Art.1277 – O proprietário ou possuidor de um prédio tem o direito de fazer cessar as interferências prejudiciais à segurança, ao sossego e à saúde dos que o habitam, provocados pela utilização de propriedade vizinha.

Aqui é importante ressaltar dois pontos:

1)      Que vizinho não é apenas aquele prédio contíguo (ao lado). O conceito é mais amplo: é o próximo o quanto se possa sofrer interferência. Não há raio ou medida certa, é vizinho se o que fizer no imóvel interferir em outro, mesmo que a dois quarteirões!
2)      Que Direitos de Vizinhança se trata do conjunto de restrições (deveres) impostas ao proprietário em prol do pacífico convívio com seus vizinhos, proprietários ou possuidores.
Contudo, o mais difícil nesse tema consiste em determinar quando interferências de um imóvel no outro devem ou não ser toleradas. Algumas situações o Código Civil delimitou, quando no parágrafo único do art. 1277 refere-se à natureza do imóvel (residencial, comercial, industrial...) e a localização atrelada às normas locais. Também o art. 1278 do mesmo código faz referência à questão do interesse público, que prevalecerá sobre o interesse privado. Sendo assim, se o imóvel que está interferindo com barulho de pessoas falando alto for destinada ao comércio, a tolerância é maior do que se for uma residência em que o aparelho de som esteja em volume máximo. Da mesma forma que se houver trepidação por conta de uma manutenção realizada pela companhia de água, esta será mais tolerável que uma trepidação porque o vizinho do andar de cima resolveu ficar pulando dentro de casa!

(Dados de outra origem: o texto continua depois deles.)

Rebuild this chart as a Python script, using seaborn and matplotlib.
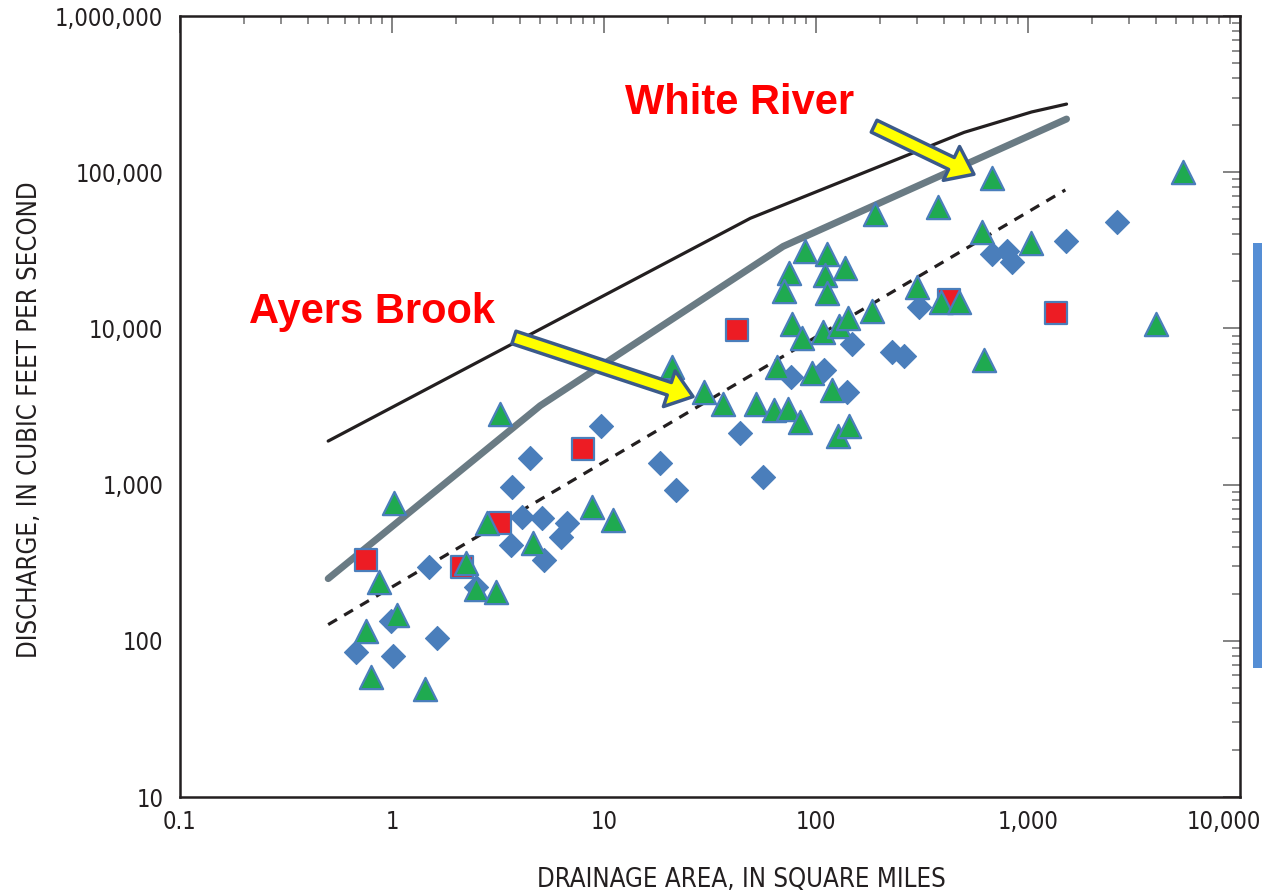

Mas a grande questão é quando o conflito não se encontra exatamente nos parâmetros dos dispositivos. Será que o vizinho da residência que coloca o som alto estará sempre enquadrado na intolerância?

Nesses três meses de isolamento social em que muitos estão trabalhando em home office, em profissões das mais diversificadas, com crianças em casa sem poderem ir à escola ou área de lazer, animais domésticos acostumados ao sossego e que de repente se veem numa casa super agitada... reclamar de barulho com certeza tem sido constante! Até porque muitas dessas pessoas que estão em home office participam de reuniões e conferência online, gravam videoaulas, ou estão atuando nas chamadas Lives! E as interferências de barulhos externos dificultam bastante tal trabalho: perde-se conteúdo e ritmo no ao vivo e tempo no gravado com repetições que poderiam ter sido evitadas.
Daí, se isso acontece com você, e vai lá reclamar com seu vizinho que tocava bateria justamente no momento daquela videoaula que você estava dando ao vivo, e ele te responde: sou baterista e estava fazendo uma Live patrocinada! Putz e agora? É o trabalho do cara! Como resolver? Tenho que aceitar? Deixar para lá?

Nessas situações é fundamental ter bom senso e buscar soluções para um acordo. Nem toda interferência de vizinhança está tutelada de forma objetiva pelo ordenamento jurídico, mas isso não quer dizer que é para deixar para lá.

Primeiro é, como vizinhos, tentar buscar soluções para pelo menos amenizar as interferências. Se não for possível sozinhos chegarem a um acordo, buscar profissionais e instrumentos para reequilibrar tal relação de vizinhança.
Afinal, ser inimigo do vizinho não é legal!